By: MARGARET BROWN
Margaret Brown is one of The Resident’s longest standing contributors and has lived in the Algarve for more than 20 years. As well as Point of View, she also writes Country Matters twice a month.
IN A similar way that requesting a soft drink at a party sometimes makes one appear out of step, at a social gathering of the unconvinced or ‘anti’ faith lobby much the same happens.
I was told a couple of weeks ago that I never used to be a Christian and was asked if I had ‘joined’ now that I was aged because I was afraid of dying?
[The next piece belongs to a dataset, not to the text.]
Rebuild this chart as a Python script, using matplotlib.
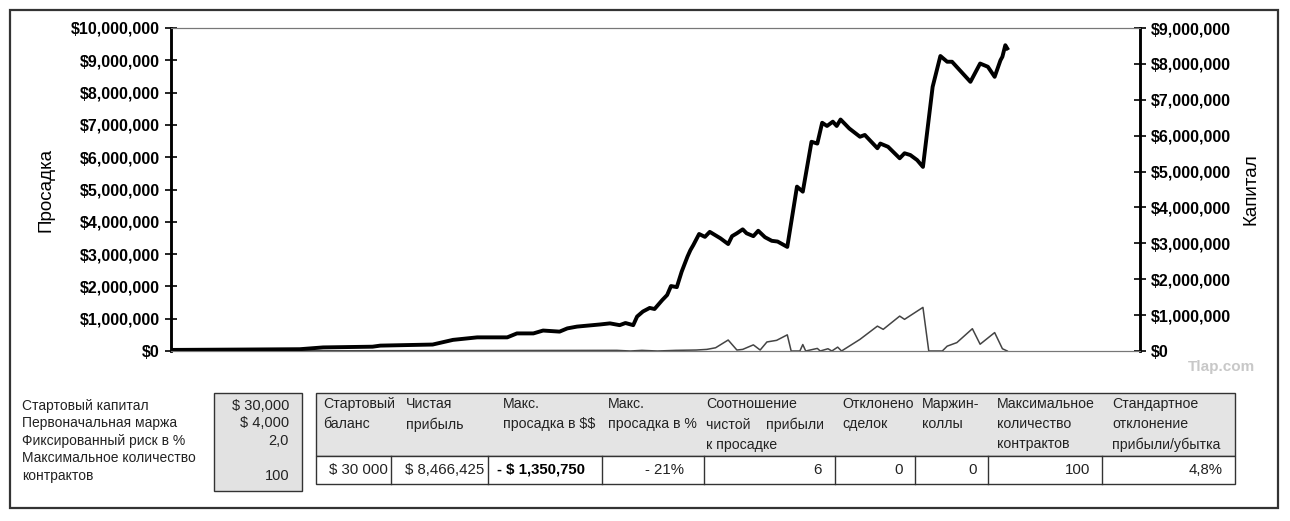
import matplotlib
matplotlib.use('Agg')
import matplotlib.pyplot as plt
from matplotlib.ticker import FuncFormatter, MultipleLocator
from matplotlib.patches import Rectangle

plt.rcParams['font.family'] = ['Liberation Sans', 'DejaVu Sans']
plt.rcParams['text.parse_math'] = False

# equity curve (right axis), x = position along the test in % of the axis
trade_eq = [0, 7.1, 13.3, 15.7, 20.8, 21.6, 27.0, 29.1, 31.6, 34.7, 35.7, 37.4, 38.4, 40.1,
            40.9, 41.9, 44.3, 45.3, 46.3, 46.9, 47.7, 48.1, 48.7, 49.4, 49.9, 50.7, 51.2,
            51.6, 52.2, 52.7, 53.3, 53.6, 53.9, 54.5, 55.1, 55.6, 56.7, 57.5, 57.9, 58.4,
            59.0, 59.4, 60.1, 60.6, 61.3, 62.0, 62.6, 63.6, 64.6, 65.2, 66.1, 66.7, 67.2,
            67.7, 68.3, 68.7, 69.1, 70.0, 71.1, 71.6, 72.9, 73.2, 74.0, 75.2, 75.7, 76.3,
            77.0, 77.6, 78.6, 79.4, 80.1, 80.6, 82.5, 83.5, 84.3, 85.0, 85.6, 85.8, 86.1, 86.3]
equity = [0.03, 0.04, 0.05, 0.10, 0.12, 0.15, 0.18, 0.31, 0.38, 0.38, 0.49, 0.49, 0.57, 0.54,
          0.63, 0.68, 0.74, 0.77, 0.72, 0.78, 0.72, 0.96, 1.10, 1.20, 1.17, 1.42, 1.56,
          1.81, 1.78, 2.21, 2.63, 2.81, 2.95, 3.26, 3.18, 3.32, 3.14, 2.98, 3.20, 3.28,
          3.39, 3.28, 3.20, 3.35, 3.17, 3.07, 3.05, 2.90, 4.58, 4.44, 5.83, 5.78, 6.36,
          6.27, 6.39, 6.27, 6.45, 6.20, 5.97, 6.02, 5.65, 5.78, 5.69, 5.37, 5.51, 5.46,
          5.32, 5.13, 7.36, 8.22, 8.06, 8.06, 7.50, 8.01, 7.92, 7.64, 8.10, 8.20, 8.52, 8.43]
equity = [v * 1e6 for v in equity]

# drawdown (left axis)
trade_dd = [0, 46.0, 47.4, 48.6, 50.2, 52.1, 54.2, 55.3, 56.2, 57.5, 58.4, 59.0, 60.1, 60.8,
            61.5, 62.5, 63.6, 64.0, 64.9, 65.2, 65.5, 66.7, 67.0, 67.8, 68.2, 68.8, 69.2,
            71.1, 72.9, 73.5, 75.2, 75.7, 77.6, 78.2, 79.6, 80.1, 81.1, 82.7, 83.5, 85.0,
            85.8, 86.3]
drawdown = [0, 0.02, 0, 0.02, 0, 0.02, 0.03, 0.05, 0.1, 0.34, 0.03, 0.05, 0.19, 0.03,
            0.28, 0.33, 0.50, 0, 0, 0.20, 0, 0.08, 0, 0.07, 0, 0.12, 0,
            0.36, 0.77, 0.67, 1.08, 0.98, 1.35, 0, 0, 0.15, 0.26, 0.69, 0.21, 0.57,
            0.07, 0]
drawdown = [v * 1e6 for v in drawdown]

W, H = 1290, 521
fig = plt.figure(figsize=(W / 100, H / 100), dpi=100)


def fx(x):
    return x / W


def fy(y):
    return 1 - y / H


# outer frame
fig.add_artist(Rectangle((fx(10), fy(508)), fx(1268), (498) / H, transform=fig.transFigure,
                         fill=False, edgecolor='#333333', linewidth=1.6))

ax = fig.add_axes([fx(171), fy(351), fx(1140 - 171), (351 - 28) / H])
ax2 = ax.twinx()

ax.plot(trade_dd, drawdown, color='#444444', linewidth=1.1)
ax2.plot(trade_eq, equity, color='black', linewidth=2.8, solid_joinstyle='round')

money = FuncFormatter(lambda v, p: f"${v:,.0f}")
ax.set_xlim(0, 100)
ax.set_ylim(0, 10e6)
ax2.set_ylim(0, 9e6)
ax.yaxis.set_major_locator(MultipleLocator(1e6))
ax2.yaxis.set_major_locator(MultipleLocator(1e6))
ax.yaxis.set_major_formatter(money)
ax2.yaxis.set_major_formatter(money)
ax.set_xticks([])

for a in (ax, ax2):
    a.tick_params(axis='y', direction='inout', length=8, width=1.2, labelsize=11.5, pad=4)
    for lab in a.get_yticklabels():
        lab.set_fontweight('bold')
    a.spines['top'].set_color('#777777')
    a.spines['bottom'].set_color('#777777')
    a.spines['left'].set_linewidth(1.8)
    a.spines['right'].set_linewidth(1.8)

ax.set_ylabel('Просадка', fontsize=13.5, labelpad=12)
ax2.set_ylabel('Капитал', fontsize=13.5, labelpad=8)

fig.text(fx(1255), fy(367), 'Tlap.com', color='#c8c8c8', fontsize=11, fontweight='bold',
         ha='right', va='center')

# parameters block
param_names = ['Стартовый капитал', 'Первоначальная маржа', 'Фиксированный риск в %',
               'Максимальное количество', 'контрактов']
param_values = ['$ 30,000', '$ 4,000', '2,0', '', '100']
line_y = [406, 423, 441, 458, 476]
fs = 10.2

fig.add_artist(Rectangle((fx(214), fy(491)), fx(302 - 214), (491 - 393) / H,
                         transform=fig.transFigure, facecolor='#e2e2e2',
                         edgecolor='#333333', linewidth=1.0))
for name, val, y in zip(param_names, param_values, line_y):
    fig.text(fx(22), fy(y), name, fontsize=10, ha='left', va='center', color='#222222')
    fig.text(fx(289), fy(y), val, fontsize=10.5, ha='right', va='center', color='#222222')

# results table
headers = ['Стартовый\nбаланс', 'Чистая\nприбыль', 'Макс.\nпросадка в $$',
           'Макс.\nпросадка в %', 'Соотношение\nчистой    прибыли\nк просадке',
           'Отклонено\nсделок', 'Маржин-\nколлы', 'Максимальное\nколичество\nконтрактов',
           'Стандартное\nотклонение\nприбыли/убытка']
results = ['$ 30 000', '$ 8,466,425', '- $ 1,350,750', '- 21%', '6', '0', '0', '100', '4,8%']

col_edges = [316, 391, 488, 602, 704, 835, 915, 988, 1102, 1235]
head_x = [323, 406, 503, 608, 706, 842, 922, 997, 1112]
val_right = [388, 484, None, 684, 822, 903, 977, 1090, 1223]
top, mid, bot = 393, 456, 484

fig.add_artist(Rectangle((fx(316), fy(mid)), fx(1235 - 316), (mid - top) / H,
                         transform=fig.transFigure, facecolor='#e4e4e4',
                         edgecolor='#333333', linewidth=1.0))
fig.add_artist(Rectangle((fx(316), fy(bot)), fx(1235 - 316), (bot - mid) / H,
                         transform=fig.transFigure, facecolor='white',
                         edgecolor='#333333', linewidth=1.0))
for x in col_edges[1:-1]:
    fig.add_artist(plt.Line2D([fx(x), fx(x)], [fy(mid), fy(bot)], transform=fig.transFigure,
                              color='#333333', linewidth=1.0))

for h, x in zip(headers, head_x):
    fig.text(fx(x), fy(top + 4), h, fontsize=fs, ha='left', va='top', color='#222222',
             linespacing=1.55)

for i, r in enumerate(results):
    if val_right[i] is None:
        fig.text(fx(col_edges[i] + 9), fy(470), r, fontsize=10.8, ha='left', va='center',
                 fontweight='bold', color='black')
    else:
        fig.text(fx(val_right[i]), fy(470), r, fontsize=10.8, ha='right', va='center',
                 color='#222222')

fig.savefig('out.png', dpi=100)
While this was not my motivation, it was worth serious consideration.
Looking back, apart from the time I wrote home to my parents from boarding school to tell them I no longer believed in God and would worship horses instead, I hadn’t given it much thought.
Sunday service was attended either to please my Grandparents or because the headmistress felt it might improve my general conduct. Desultory attendance during the next fifty five years touched neither heart nor imagination until one day in the mid-1990s, several of us attended a Bible Class led by St.Vincent’s Assistant Chaplain.
As he steered us through Mathew’s Gospel, it came alive – discussing, questioning and arguing over what we had heard suspended disbelief until the next session while the already convinced widened their knowledge and understanding.
Together we moved forward, rookies and old hands looking for enlightenment and finding a common bond that still remains strong and comforting.
Yes, perhaps I am afraid of dying which comes in various ways, but death is an unknown quantity. Increased study of the Bible and especially the life, ministry and death of Christ offers both hope and a light at the end of a long, dark tunnel.
Do I believe in life after death? I am still working on that and will have to wait and see.